There is nothing like that down-home, country-cooked Atlantic Coast Conference tournament. It is unusual, unfair and unreal, a bit of bad and good, invented by the same perverse guy who makes your buttonholes too small and your shoestrings too weak. At its mention, jittery coaches shake, rattle and roll while fat-cat alumni doff their skimmers and toot air horns. It is simple college fun, like stuffing Volkswagens, streaking around the history building or electing a gnu campus queen.
But above all the tournament presents the kind of basketball that tickles the palate of a box-score gourmet. Last week the ACC staged its annual spring feast in Greensboro, N.C., taxing the city's ice-making machines and providing a venue for every backwoods huckster with something to sell and a story to tell. While frivolous fans raced up and down motel hallways in search of their lost youth, Greensboro Coliseum began to look like a discount store. On sale were everything from beanbag chairs to barbecued chicken, blankets to megaphones, bumper stickers to buttons, all guaranteed to have been touched once by a player on your favorite team.
Out of this hysteria emerged North Carolina State, which won the title and an NCAA berth last Saturday night by beating Maryland 103-100 in overtime, making it the third straight year the Terrapins have been runner-up. The game was indescribably delicious. N.C. State shot 55% from the floor while Maryland hit 61% and the teams played with the fury of neighbors who feel that just because they live on the same block, they don't have to be polite.
At 5'5½" Monte Towe is short enough to duck under a turnstile, but with six seconds left he was the little big man, making two free throws to give State an invincible three-point edge. It was the 26th victory for the No. 1-ranked Wolfpack, which has lost only once in 54 games in two seasons. But this one was not easy, and there were several moments when State was perilously close to watching the NCAA tournament from house seats in Greensboro. Early in the first half Maryland led by 13 points, and though State caught and passed the Terrapins before the intermission, Maryland recovered to lead by five.
March 17, 1974
The second half was always close. State was ahead 97-93 late in the game but Maryland tied the score with just over a minute to play. When State tried to hold the ball for one last shot, Maryland stole it away and did the same. With nine seconds remaining Maryland Coach Lefty Driesell called time-out to put in a play, but a frenzied Wolfpack defense kept Maryland from getting off a reasonable shot. The Terrapins had other chances in the overtime period, but when Towe calmly dropped both free throws, the game was over.
The victory climaxed a personal vendetta for Tommy Burleson, the occasionally maligned, frequently gawky 7'4" North Carolina State center who is so thin that he wears a wrist band up near his elbow. Burleson was snubbed this year by all-conference team selectors. They must have felt like eating their ballots after Tall Tommy scored 38 points, grabbed 13 rebounds and blocked a handful of shots.

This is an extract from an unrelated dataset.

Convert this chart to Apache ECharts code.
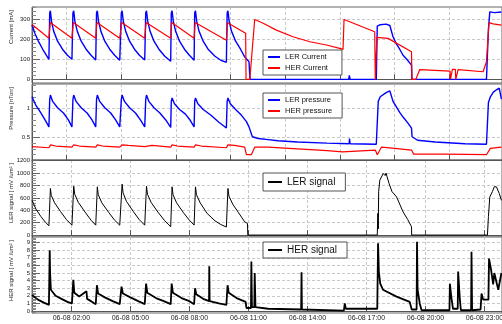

Three ACC teams—North Carolina State, Maryland and North Carolina—were ranked in the Top Ten. And just thinking about that was enough to make their fans sing a school song. Maryland was led onto the court for each game by a zealot wildly waving the state flag. A Carolina fan held up a picture of a skunk whenever a referee's call offended him. And Governor James Holshouser Jr. alternated wearing a blue blazer at North Carolina games and a red one for N.C. State appearances. The Wolfpack had by far the easiest route to the finals because of its first-round bye, a reward for winning the conference regular-season title. The team needed only a good half against Virginia to get there while Maryland had the unenviable task of beating three state teams, Duke, North Carolina and North Carolina State, in Greensboro, on three straight days, with everybody from the dogcatcher to the governor rooting against the Terrapins.
State Coach Norm Sloan and Maryland's Driesell tried different tacks for the big game. Driesell and his assistant, Dave Pritchett, looked like men on their way to collapse. Lefty's motel room wall was papered with diagrams, statistics and memos, and on Friday night he stayed up until 5 a.m. looking at films of North Carolina State. "I don't think they have had three hours sleep this week," said Forward Tom McMillen. "You don't get tired when you're playing for a national championship," said Driesell.
Sloan, meanwhile, had the demeanor of a hen sitting on a golden egg, spending all day Saturday sleeping. But after beating Maryland, he candidly admitted a couple of mistakes that almost cost the victory. "I don't even know what happened late in the game," he muttered. It was Driesell who came up with the nifty strategy. He moved 6'2" Mo Howard onto State's 6'4" superstar, David Thompson, brought little Billy Hahn off the bench, and used a three-guard attack. Thompson did not score in overtime, but unfortunately for Maryland, Burleson and Towe did. Later, the partisan crowd booed Driesell when he started to take his team off' the floor before the presentation ceremony. Driesell was piqued at having to watch North Carolina State cut down the nets. He said he had seen the act before.